太医每说一句话,翟煦身上寒意严重一分,直至说完,众人不停的冒冷汗。
“咳咳,咳咳。”江池一咳根本停不下来,延续了一分钟才堪堪变弱,翟煦一脚踢在为首的太医胸口,“还不快给朕想办法。”
“不然,朕摘了你们的脑袋。”
翟煦大步迈到江池身边,一把夺过陈庆手里的药碗。
陈庆看了一眼闭着眼的主子,默默地将地方让出来,出了殿,太医们纷纷出殿,商量解决的办法。
“公子近几日的饮食可否一说,以及公子吃的药所留下的药材。”陈庆僵着一张脸,冷冷的看着站成一团的太医,公子失宠时个个唯恐避之不及,现在...
“跟我来。”陈庆语气并不算好,部分太医自知理亏,也没多做理论。
江池自咳醒后就没睡着,翟煦这般大张旗鼓,江池隐约也明白先前是他将翟煦认成了小庆子。
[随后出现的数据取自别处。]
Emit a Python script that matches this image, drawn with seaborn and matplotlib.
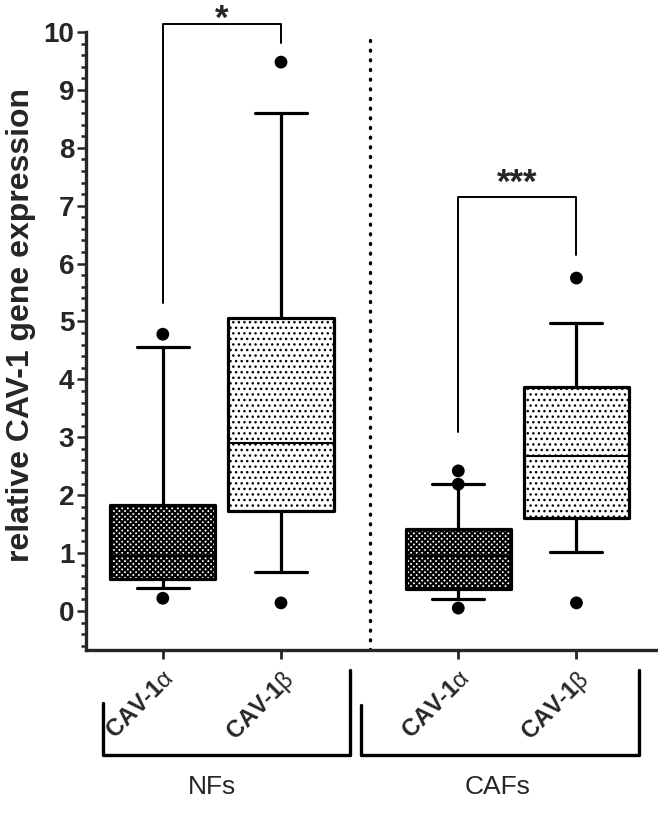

“阿池,起来喝药。”翟煦极其温柔的言语,江池唇角扬起一抹苦涩的笑,趴在床上没动,他不想看见翟煦,一声不吭的让徐立搬走偏殿他所有送来的东西,以及他闯入龙珏殿时翟煦的冷漠与决然。
那时候,江池就知道,是他错了。
第27章你从未信任过我
第27章
江池是个情绪敏感的人,别人对他的情绪变化,他能在一瞬间辨别出来,那般泾渭分明的区别对待,江池认识的彻底。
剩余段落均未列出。